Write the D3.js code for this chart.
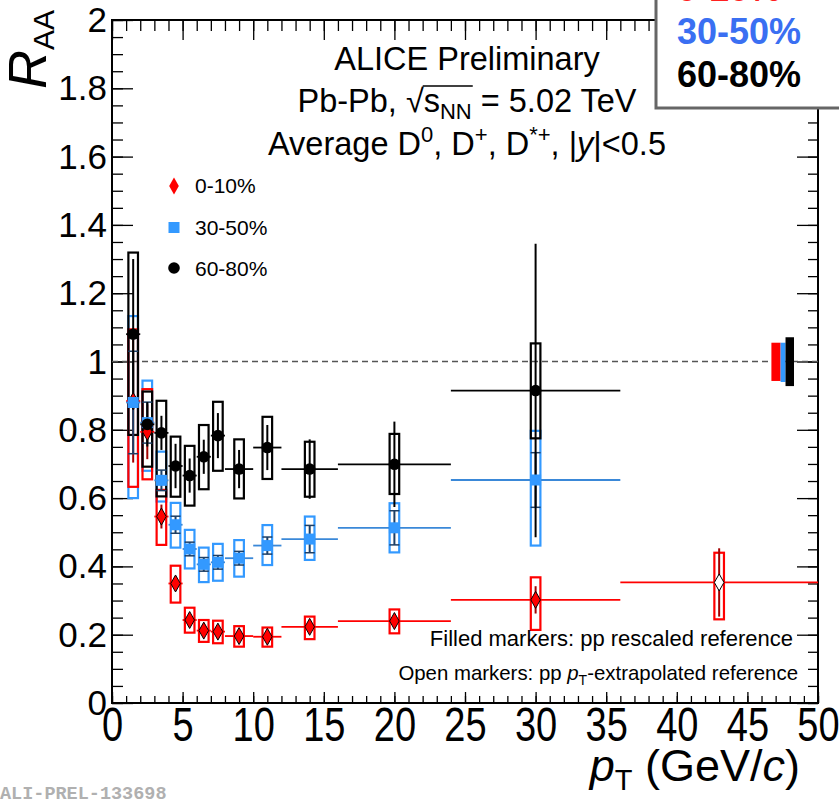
<!DOCTYPE html>
<html>
<head>
<meta charset="utf-8">
<script src="https://d3js.org/d3.v7.min.js"></script>
<style>
  body { margin: 0; background: #fff; }
  svg { font-family: "Liberation Sans", Arial, sans-serif; }
</style>
</head>
<body>
<div id="chart-area"></div>
<script>
// pT bins (GeV/c)
var ptCenter = [1.5, 2.5, 3.5, 4.5, 5.5, 6.5, 7.5, 9, 11, 14, 20, 30, 43];
var ptLow = [1, 2, 3, 4, 5, 6, 7, 8, 10, 12, 16, 24, 36];
var ptHigh = [2, 3, 4, 5, 6, 7, 8, 10, 12, 16, 24, 36, 50];

// 0-10% (last point: pT-extrapolated reference, open marker)
var raa010 = [0.884, 0.794, 0.546, 0.350, 0.243, 0.212, 0.209, 0.196, 0.194, 0.223, 0.240, 0.302, 0.353];
var stat010 = [0.18, 0.08, 0.035, 0.02, 0.012, 0.01, 0.01, 0.01, 0.01, 0.012, 0.015, 0.04, 0.1];
var systLo010 = [0.633, 0.655, 0.463, 0.294, 0.206, 0.179, 0.175, 0.165, 0.165, 0.187, 0.204, 0.214, 0.245];
var systHi010 = [1.094, 0.919, 0.624, 0.402, 0.279, 0.243, 0.241, 0.225, 0.221, 0.253, 0.274, 0.368, 0.440];

// 30-50%
var raa3050 = [0.880, 0.821, 0.652, 0.522, 0.451, 0.406, 0.412, 0.424, 0.461, 0.480, 0.513, 0.653];
var stat3050 = [0.15, 0.06, 0.03, 0.025, 0.02, 0.02, 0.02, 0.02, 0.025, 0.04, 0.05, 0.08];
var systLo3050 = [0.600, 0.680, 0.590, 0.455, 0.394, 0.354, 0.358, 0.370, 0.404, 0.419, 0.441, 0.461];
var systHi3050 = [1.133, 0.944, 0.736, 0.586, 0.507, 0.455, 0.466, 0.477, 0.521, 0.546, 0.585, 0.797];

// 60-80%
var raa6080 = [1.080, 0.816, 0.791, 0.694, 0.666, 0.721, 0.783, 0.685, 0.748, 0.685, 0.699, 0.915];
var stat6080 = [0.22, 0.065, 0.05, 0.065, 0.05, 0.05, 0.066, 0.056, 0.066, 0.087, 0.125, 0.43];
var systLo6080 = [0.785, 0.692, 0.605, 0.604, 0.578, 0.626, 0.680, 0.599, 0.656, 0.604, 0.612, 0.775];
var systHi6080 = [1.319, 0.912, 0.885, 0.780, 0.753, 0.814, 0.882, 0.772, 0.838, 0.765, 0.788, 1.053];

// normalisation uncertainty boxes at R_AA = 1
var normNames = ["0-10%", "30-50%", "60-80%"];
var normLo = [0.943, 0.940, 0.928];
var normHi = [1.055, 1.055, 1.071];
var normX0 = [46.7, 47.35, 47.7];
var normX1 = [47.35, 47.7, 48.3];

var colRed = "#ff0000", colBlue = "#3399ff", colBlack = "#000000";

var margin = { left: 112, right: 21, top: 20, bottom: 97 },
  width = 839 - margin.left - margin.right,
  height = 800 - margin.top - margin.bottom;

var svg = d3
  .select("#chart-area")
  .append("svg")
  .attr("width", 839)
  .attr("height", 800);
var g = svg
  .append("g")
  .attr("transform", "translate(" + margin.left + ", " + margin.top + ")");

// Scales
var x = d3.scaleLinear().domain([0, 50]).range([0, width]);
var y = d3.scaleLinear().domain([0, 2]).range([height, 0]);

function fmtY(d) {
  return d < 1e-6 ? "0" : String(+d.toFixed(1));
}

// Minor / major ticks on all four sides (ROOT style, pointing inwards)
function ticks(axis, tr, vals, size) {
  var a = g
    .append("g")
    .attr("transform", tr)
    .call(axis.tickValues(vals).tickSize(-size).tickSizeOuter(0).tickFormat(""));
  a.select(".domain").remove();
  a.selectAll("line").attr("stroke", "#000").attr("stroke-width", 1.3);
  return a;
}
var xMinor = d3.range(0, 50.5, 1), xMajor = d3.range(0, 50.5, 5);
var yMinor = d3.range(0, 2.001, 0.05), yMajor = d3.range(0, 2.001, 0.2);
ticks(d3.axisBottom(x), "translate(0," + height + ")", xMinor, 7);
ticks(d3.axisBottom(x), "translate(0," + height + ")", xMajor, 11);
ticks(d3.axisTop(x), "translate(0,0)", xMinor, 11);
ticks(d3.axisTop(x), "translate(0,0)", xMajor, 20);
ticks(d3.axisLeft(y), "translate(0,0)", yMinor, 11);
ticks(d3.axisLeft(y), "translate(0,0)", yMajor, 21);
ticks(d3.axisRight(y), "translate(" + width + ",0)", yMinor, 10);
ticks(d3.axisRight(y), "translate(" + width + ",0)", yMajor, 21);

// X labels
var xAxis = g
  .append("g")
  .attr("transform", "translate(0," + height + ")")
  .call(d3.axisBottom(x).tickValues(xMajor).tickSize(0).tickFormat(d3.format("d")));
xAxis.select(".domain").remove();
xAxis
  .attr("font-family", null)
  .selectAll("text")
  .attr("font-size", 38)
  .attr("fill", "#000")
  .attr("y", 0)
  .attr("dy", 0)
  .attr("transform", "translate(0,38) scale(1,1.28)");

// Y labels
var yAxis = g
  .append("g")
  .call(d3.axisLeft(y).tickValues(yMajor).tickSize(0).tickPadding(5).tickFormat(fmtY));
yAxis.select(".domain").remove();
yAxis
  .attr("font-family", null)
  .selectAll("text")
  .attr("font-size", 35)
  .attr("fill", "#000")
  .attr("dy", "0.33em");

// Frame
g.append("rect")
  .attr("width", width)
  .attr("height", height)
  .attr("fill", "none")
  .attr("stroke", "#000")
  .attr("stroke-width", 2);

// Unity line
g.append("line")
  .attr("x1", 0)
  .attr("x2", width)
  .attr("y1", y(1))
  .attr("y2", y(1))
  .attr("stroke", "#555")
  .attr("stroke-width", 1.5)
  .attr("stroke-dasharray", "6,4");

// Normalisation boxes
var normCols = [colRed, colBlue, colBlack];
normNames.forEach(function(n, i) {
  g.append("rect")
    .attr("x", x(normX0[i]))
    .attr("width", x(normX1[i]) - x(normX0[i]))
    .attr("y", y(normHi[i]))
    .attr("height", y(normLo[i]) - y(normHi[i]))
    .attr("fill", normCols[i]);
});

function build(vals, stat, lo, hi) {
  return vals.map(function(v, i) {
    return { pt: ptCenter[i], x0: ptLow[i], x1: ptHigh[i], v: v, s: stat[i], lo: lo[i], hi: hi[i], open: i === 12 };
  });
}
var d010 = build(raa010, stat010, systLo010, systHi010);
var d3050 = build(raa3050, stat3050, systLo3050, systHi3050);
var d6080 = build(raa6080, stat6080, systLo6080, systHi6080);

var boxHalf = 0.34;

function drawBoxes(data, col) {
  g.append("g")
    .selectAll("rect")
    .data(data)
    .enter()
    .append("rect")
    .attr("x", function(d) { return x(d.pt - boxHalf); })
    .attr("width", x(2 * boxHalf) - x(0))
    .attr("y", function(d) { return y(d.hi); })
    .attr("height", function(d) { return y(d.lo) - y(d.hi); })
    .attr("fill", "none")
    .attr("stroke", col)
    .attr("stroke-width", 2.2);
}

function drawErrors(data, col, statCol, caps) {
  var eg = g.append("g");
  eg.selectAll(".xerr")
    .data(data)
    .enter()
    .append("line")
    .attr("x1", function(d) { return x(d.x0); })
    .attr("x2", function(d) { return x(d.x1); })
    .attr("y1", function(d) { return y(d.v); })
    .attr("y2", function(d) { return y(d.v); })
    .attr("stroke", col)
    .attr("stroke-width", 1.8);
  eg.selectAll(".yerr")
    .data(data)
    .enter()
    .append("line")
    .attr("x1", function(d) { return x(d.pt); })
    .attr("x2", function(d) { return x(d.pt); })
    .attr("y1", function(d) { return y(d.v + d.s); })
    .attr("y2", function(d) { return y(d.v - d.s); })
    .attr("stroke", statCol)
    .attr("stroke-width", 2);
  if (caps) {
    [-1, 1].forEach(function(sgn) {
      eg.selectAll(".cap")
        .data(data)
        .enter()
        .append("line")
        .attr("x1", function(d) { return x(d.pt) - 5; })
        .attr("x2", function(d) { return x(d.pt) + 5; })
        .attr("y1", function(d) { return y(d.v + sgn * d.s); })
        .attr("y2", function(d) { return y(d.v + sgn * d.s); })
        .attr("stroke", statCol)
        .attr("stroke-width", 1.5);
    });
  }
}

var diamond = "M0,-8.5L4.8,0L0,8.5L-4.8,0Z";

function drawMarkers(data, kind) {
  var mg = g.append("g");
  var sel = mg.selectAll(".m").data(data).enter();
  if (kind === "diamond") {
    sel.append("path")
      .attr("d", diamond)
      .attr("transform", function(d) { return "translate(" + x(d.pt) + "," + y(d.v) + ")"; })
      .attr("fill", function(d) { return d.open ? "#fff" : colRed; })
      .attr("stroke", "#000")
      .attr("stroke-width", 1);
  } else if (kind === "square") {
    sel.append("rect")
      .attr("x", function(d) { return x(d.pt) - 5.5; })
      .attr("y", function(d) { return y(d.v) - 5.5; })
      .attr("width", 11)
      .attr("height", 11)
      .attr("fill", colBlue);
  } else {
    sel.append("circle")
      .attr("cx", function(d) { return x(d.pt); })
      .attr("cy", function(d) { return y(d.v); })
      .attr("r", 5.8)
      .attr("fill", colBlack);
  }
}

// Systematic boxes
drawBoxes(d3050, colBlue);
drawBoxes(d010, colRed);
drawBoxes(d6080, colBlack);

// Error bars
drawErrors(d010, colRed, "#a30000", false);
drawErrors(d3050, "#3a88d8", "#1d3f66", true);
drawErrors(d6080, colBlack, "#000", false);

// Markers
drawMarkers(d010, "diamond");
drawMarkers(d3050, "square");
drawMarkers(d6080, "circle");

// Legend (upper left)
var leg = svg.append("g");
leg.append("path").attr("d", diamond).attr("transform", "translate(174,186)").attr("fill", colRed);
leg.append("rect").attr("x", 168.5).attr("y", 222).attr("width", 11).attr("height", 11).attr("fill", colBlue);
leg.append("circle").attr("cx", 174).attr("cy", 268).attr("r", 5.8).attr("fill", "#000");
["0-10%", "30-50%", "60-80%"].forEach(function(s, i) {
  leg.append("text")
    .attr("x", 195)
    .attr("y", 193 + i * 41.5)
    .attr("font-size", 21)
    .text(s);
});

// Header text
svg.append("text")
  .attr("x", 467)
  .attr("y", 70)
  .attr("text-anchor", "middle")
  .attr("font-size", 32.5)
  .text("ALICE Preliminary");

var t2 = svg.append("text")
  .attr("x", 467)
  .attr("y", 112)
  .attr("text-anchor", "middle")
  .attr("font-size", 32.5);
t2.append("tspan").text("Pb-Pb, ");
t2.append("tspan").text("\u221A");
t2.append("tspan").text("s");
t2.append("tspan").attr("font-size", 22).attr("dy", 7).text("NN");
t2.append("tspan").attr("dy", -7).text(" = 5.02 TeV");
// bar of the square root
var n2 = t2.node();
var e0 = n2.getExtentOfChar(7), e1 = n2.getExtentOfChar(10);
svg.append("line")
  .attr("x1", e0.x + e0.width - 1)
  .attr("x2", e1.x + e1.width + 1)
  .attr("y1", e0.y + 3)
  .attr("y2", e0.y + 3)
  .attr("stroke", "#000")
  .attr("stroke-width", 1.5);

var t3 = svg.append("text")
  .attr("x", 467)
  .attr("y", 155)
  .attr("text-anchor", "middle")
  .attr("font-size", 32.5);
t3.append("tspan").text("Average D");
t3.append("tspan").attr("font-size", 22).attr("dy", -13).text("0");
t3.append("tspan").attr("dy", 13).text(", D");
t3.append("tspan").attr("font-size", 22).attr("dy", -13).text("+");
t3.append("tspan").attr("dy", 13).text(", D");
t3.append("tspan").attr("font-size", 22).attr("dy", -13).text("*+");
t3.append("tspan").attr("dy", 13).text(", |");
t3.append("tspan").attr("font-style", "italic").text("y");
t3.append("tspan").text("|<0.5");

// Reference notes
svg.append("text")
  .attr("x", 793)
  .attr("y", 646)
  .attr("text-anchor", "end")
  .attr("font-size", 22)
  .text("Filled markers: pp rescaled reference");
var t4 = svg.append("text")
  .attr("x", 798)
  .attr("y", 680)
  .attr("text-anchor", "end")
  .attr("font-size", 20.4);
t4.append("tspan").text("Open markers: pp ");
t4.append("tspan").attr("font-style", "italic").text("p");
t4.append("tspan").attr("font-size", 14).attr("dy", 5).text("T");
t4.append("tspan").attr("dy", -5).text("-extrapolated reference");

// Axis titles
var yt = svg.append("text")
  .attr("transform", "translate(46,10) rotate(-90)")
  .attr("text-anchor", "end");
yt.append("tspan").attr("font-size", 54).attr("font-style", "italic").text("R");
yt.append("tspan").attr("font-size", 30).attr("dy", 8).text("AA");

var xt = svg.append("text")
  .attr("transform", "translate(800,781)")
  .attr("text-anchor", "end")
  .attr("font-size", 45);
xt.append("tspan").attr("font-style", "italic").text("p");
xt.append("tspan").attr("font-size", 29).attr("dy", 9).text("T");
xt.append("tspan").attr("dy", -9).text(" (GeV/");
xt.append("tspan").attr("font-style", "italic").text("c");
xt.append("tspan").text(")");

svg.append("text")
  .attr("x", 0)
  .attr("y", 799)
  .style("font-family", "'Liberation Mono', 'Courier New', monospace")
  .attr("font-weight", "bold")
  .attr("font-size", 18.5)
  .attr("fill", "#b0b0b0")
  .text("ALI-PREL-133698");

// Centrality box (top right)
svg.append("rect")
  .attr("x", 656)
  .attr("y", -10)
  .attr("width", 200)
  .attr("height", 118)
  .attr("fill", "#fff")
  .attr("stroke", "#666")
  .attr("stroke-width", 3);
var boxTxt = [["0-10%", "#ff2020"], ["30-50%", "#3a6ff2"], ["60-80%", "#000"]];
boxTxt.forEach(function(b, i) {
  svg.append("text")
    .attr("x", 677)
    .attr("y", 1 + i * 43)
    .attr("font-size", 36)
    .attr("font-weight", "bold")
    .attr("fill", b[1])
    .text(b[0]);
});
</script>
</body>
</html>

········

[Instructions for the task] Without the pictures, please reproduce each line of the listing above exactly, from the first one through the line bearing "0.546, 0.585, 0.797];".

[Exercise response]
Write the D3.js code for this chart.
<!DOCTYPE html>
<html>
<head>
<meta charset="utf-8">
<script src="https://d3js.org/d3.v7.min.js"></script>
<style>
  body { margin: 0; background: #fff; }
  svg { font-family: "Liberation Sans", Arial, sans-serif; }
</style>
</head>
<body>
<div id="chart-area"></div>
<script>
// pT bins (GeV/c)
var ptCenter = [1.5, 2.5, 3.5, 4.5, 5.5, 6.5, 7.5, 9, 11, 14, 20, 30, 43];
var ptLow = [1, 2, 3, 4, 5, 6, 7, 8, 10, 12, 16, 24, 36];
var ptHigh = [2, 3, 4, 5, 6, 7, 8, 10, 12, 16, 24, 36, 50];

// 0-10% (last point: pT-extrapolated reference, open marker)
var raa010 = [0.884, 0.794, 0.546, 0.350, 0.243, 0.212, 0.209, 0.196, 0.194, 0.223, 0.240, 0.302, 0.353];
var stat010 = [0.18, 0.08, 0.035, 0.02, 0.012, 0.01, 0.01, 0.01, 0.01, 0.012, 0.015, 0.04, 0.1];
var systLo010 = [0.633, 0.655, 0.463, 0.294, 0.206, 0.179, 0.175, 0.165, 0.165, 0.187, 0.204, 0.214, 0.245];
var systHi010 = [1.094, 0.919, 0.624, 0.402, 0.279, 0.243, 0.241, 0.225, 0.221, 0.253, 0.274, 0.368, 0.440];

// 30-50%
var raa3050 = [0.880, 0.821, 0.652, 0.522, 0.451, 0.406, 0.412, 0.424, 0.461, 0.480, 0.513, 0.653];
var stat3050 = [0.15, 0.06, 0.03, 0.025, 0.02, 0.02, 0.02, 0.02, 0.025, 0.04, 0.05, 0.08];
var systLo3050 = [0.600, 0.680, 0.590, 0.455, 0.394, 0.354, 0.358, 0.370, 0.404, 0.419, 0.441, 0.461];
var systHi3050 = [1.133, 0.944, 0.736, 0.586, 0.507, 0.455, 0.466, 0.477, 0.521, 0.546, 0.585, 0.797];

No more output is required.